OpenGL performance

Jesse
Unregistered
 
Post: #1
Hi all,

I'm posting to ask for some general advice on how to set up my OpenGL engine for optimal performance. I know that the only way to know for sure what approach is fastest is to code and profile it. Unfortunately, as a hobbyist game programmer (at least for the time being), I don't really have time to try a lot of different implementations. Since what rendering method I use will influence my data structures at the lowest level, I'm trying to get an idea of which direction I should go before I do too much more work on my engine.

Currently I'm using non-interleaved vertex arrays. Each primitive (Bezier patch, mesh model, etc.) has its own set of arrays and renders itself with a call to glDrawElements(GL_TRIANGLES, etc.). I'm not sorting by renderstate yet, but will implement a render tree in the future.

Here are some of the questions I have. Any input on any of these issues would be greatly appreciated.

1. How much trouble should I go to to use triangle strips? It seems that many primitives (such as Bezier patches) would require a lot of strips to render (unless degenerate tris are used). Is it better to make one call and draw tris, or several calls and draw tristrips?
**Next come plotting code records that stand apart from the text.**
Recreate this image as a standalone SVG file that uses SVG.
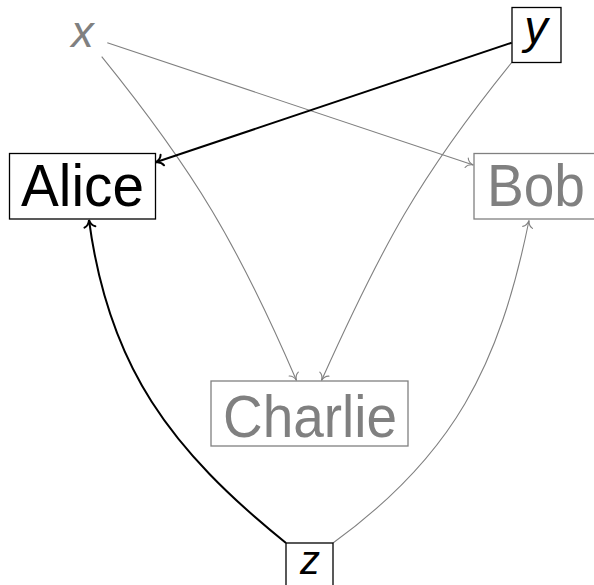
<svg xmlns="http://www.w3.org/2000/svg" width="594" height="585" viewBox="0 0 594 585">
<style>
.box{fill:#fff;stroke-width:1.3}
.blk{stroke:#000}
.gry{stroke:#808080}
.lbl{font-family:"Liberation Sans",Arial,sans-serif;font-size:60px;text-anchor:middle}
.var{font-family:"Liberation Sans",Arial,sans-serif;font-style:italic;text-anchor:middle}
.e{fill:none}
.eb{stroke:#000;stroke-width:2}
.eg{stroke:#808080;stroke-width:1.1}
</style>
<defs>
<marker id="ab" markerUnits="userSpaceOnUse" viewBox="-10 -8 12 16" refX="0" refY="0" markerWidth="12" markerHeight="16" orient="auto">
<path d="M-7,-5.5 C-6,-2.5 -3,-0.6 0,0 C-3,0.6 -6,2.5 -7,5.5" fill="none" stroke="#000" stroke-width="2" stroke-linecap="round"/>
</marker>
<marker id="ag" markerUnits="userSpaceOnUse" viewBox="-10 -8 12 16" refX="0" refY="0" markerWidth="12" markerHeight="16" orient="auto">
<path d="M-7,-5 C-6,-2.3 -3,-0.5 0,0 C-3,0.5 -6,2.3 -7,5" fill="none" stroke="#808080" stroke-width="1.1" stroke-linecap="round"/>
</marker>
</defs>
<rect width="594" height="585" fill="#fff"/>
<g id="connectors">
<path class="e eg" d="M107.3,42.7 L473.3,165" marker-end="url(#ag)"/>
<path class="e eg" d="M101.7,56.7 C195,172 238,245 296.5,380.5" marker-end="url(#ag)"/>
<path class="e eg" d="M511.7,62.5 C419,177 382,246 321.5,380.5" marker-end="url(#ag)"/>
<path class="e eb" d="M511.7,42.7 L155.7,162.3" marker-end="url(#ab)"/>
<path class="e eb" d="M286,543 C171,450 108.5,367 89,220" marker-end="url(#ab)"/>
<path class="e eg" d="M333,543 C453,456 499.4,366 529,220.5" marker-end="url(#ag)"/>
</g>
<g id="node-x">
<text class="var" x="82.5" y="47" font-size="45" fill="#808080">x</text>
</g>
<g id="node-y">
<rect class="box blk" x="512" y="7.5" width="49" height="55"/>
<text class="var" x="536" y="43" font-size="47" fill="#000">y</text>
</g>
<g id="node-alice">
<rect class="box blk" x="9.5" y="153.5" width="146" height="65.5"/>
<text class="lbl" x="82.5" y="206" textLength="123" lengthAdjust="spacingAndGlyphs" fill="#000">Alice</text>
</g>
<g id="node-bob">
<rect class="box gry" x="474" y="153.5" width="130" height="65.5"/>
<text class="lbl" x="536" y="206" textLength="98" lengthAdjust="spacingAndGlyphs" fill="#808080">Bob</text>
</g>
<g id="node-charlie">
<rect class="box gry" x="211" y="381" width="197" height="65"/>
<text class="lbl" x="310" y="437" textLength="174" lengthAdjust="spacingAndGlyphs" fill="#808080">Charlie</text>
</g>
<g id="node-z">
<rect class="box blk" x="286" y="543" width="47" height="60"/>
<text class="var" x="310" y="574" font-size="40" fill="#000">z</text>
</g>
</svg>
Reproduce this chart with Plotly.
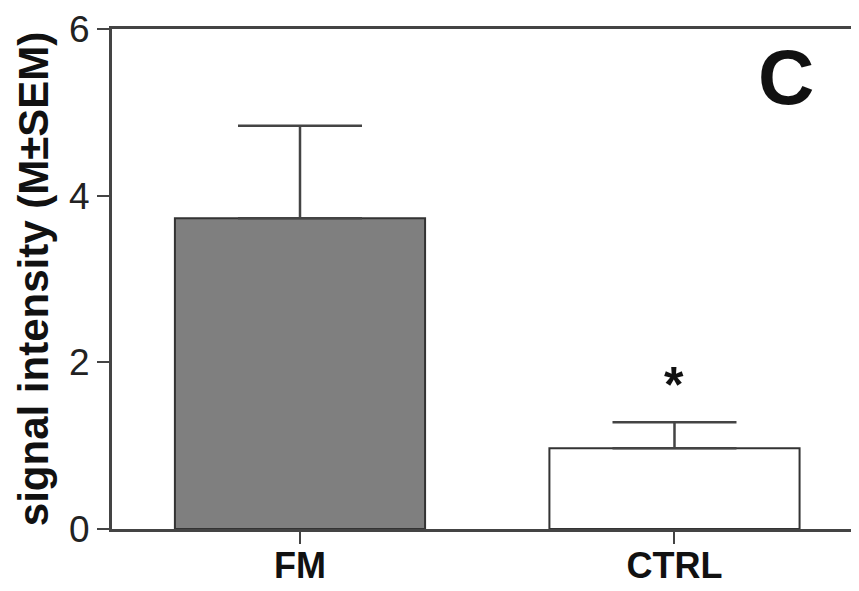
import plotly.graph_objects as go

categories = ["FM", "CTRL"]
means = [3.73, 0.97]
sem = [1.11, 0.31]
y_ticks = [0, 2, 4, 6]
fills = ["#7f7f7f", "#ffffff"]

FONT = "Liberation Sans, Arial"

fig = go.Figure()
fig.add_trace(go.Bar(
    x=[0, 1], y=means,
    width=0.668,
    marker=dict(color=fills, line=dict(color="#333333", width=2)),
    error_y=dict(type="data", array=sem, symmetric=False, arrayminus=[0, 0],
                 color="#444444", thickness=2.5, width=62),
))

fig.add_annotation(x=1, y=means[1] + sem[1], yref="y", xref="x",
                   text="<b>*</b>", showarrow=False, yshift=37,
                   xanchor="center", yanchor="middle",
                   font=dict(family=FONT, size=50, color="#111111"))
fig.add_annotation(x=1.298, y=5.42, xref="x", yref="y",
                   text="<b>C</b>", showarrow=False,
                   xanchor="center", yanchor="middle",
                   font=dict(family=FONT, size=78, color="#111111"))

# page body has an 8px default margin, so the figure is 8px smaller than the window
fig.update_layout(
    width=851, height=583,
    margin=dict(l=104, r=0, t=21, b=62, autoexpand=False),
    plot_bgcolor="white", paper_bgcolor="white",
    showlegend=False,
    font=dict(family=FONT, color="#222222"),
    xaxis=dict(range=[-0.502, 1.4927], automargin=False,
               showline=True, linecolor="#444444", linewidth=3, mirror=True,
               ticks="outside", ticklen=12, tickwidth=2, tickcolor="#444444",
               tickfont=dict(size=36, family=FONT, color="#111111"),
               ticklabelstandoff=-9,
               tickvals=[0, 1], ticktext=["<b>%s</b>" % c for c in categories],
               showgrid=False, zeroline=False),
    yaxis=dict(range=[0, 6], tickvals=y_ticks, automargin=False,
               showline=True, linecolor="#444444", linewidth=3,
               ticks="outside", ticklen=12, tickwidth=2, tickcolor="#444444",
               tickfont=dict(size=37, color="#222222"),
               showgrid=False, zeroline=False,
               title=dict(text="<b>signal intensity (M±SEM)</b>",
                          font=dict(size=42, color="#111111"), standoff=8)),
)

fig.write_html("out.html")
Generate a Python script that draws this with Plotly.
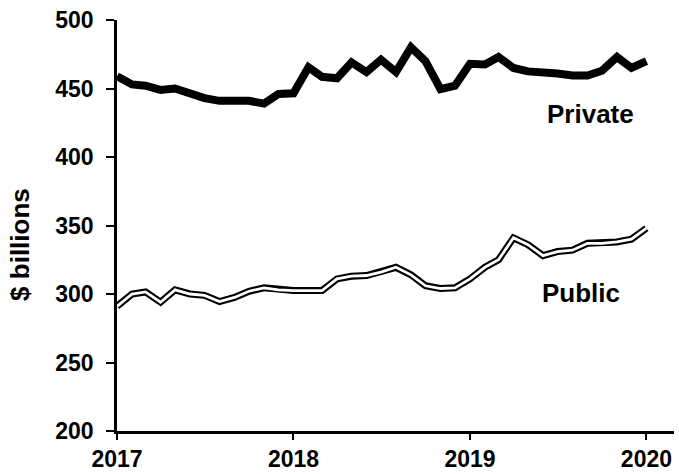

2. Should I be using an OpenGL extension for static geometry? I've read about vertex buffer objects and compiled vertex arrays, but haven't implemented them. What's the best way to go?

3. What exactly constitutes static and dynamic geometry? I assume an object which never moves or changes shape would be static, and the skin on a skeletal model, for example, would be dynamic. What about geometry with doesn't change position or shape locally (such as a spaceship model), but moves about the world? I assume that would be static and you would just call the display list/vertex buffer/whatever after setting up your transformation matrix, but I'm not sure.

4. Finally, I know it's important to batch lots of tris and send them to the card together. Correct me if I'm wrong, but I've gathered that the Quake 3 engine actually builds a vertex buffer each frame from the visible faces and renders that, rather than rendering each face individually. It obviously would take some time to build such a buffer on a per-frame basis, but is the time saved in API calls and setup worth it?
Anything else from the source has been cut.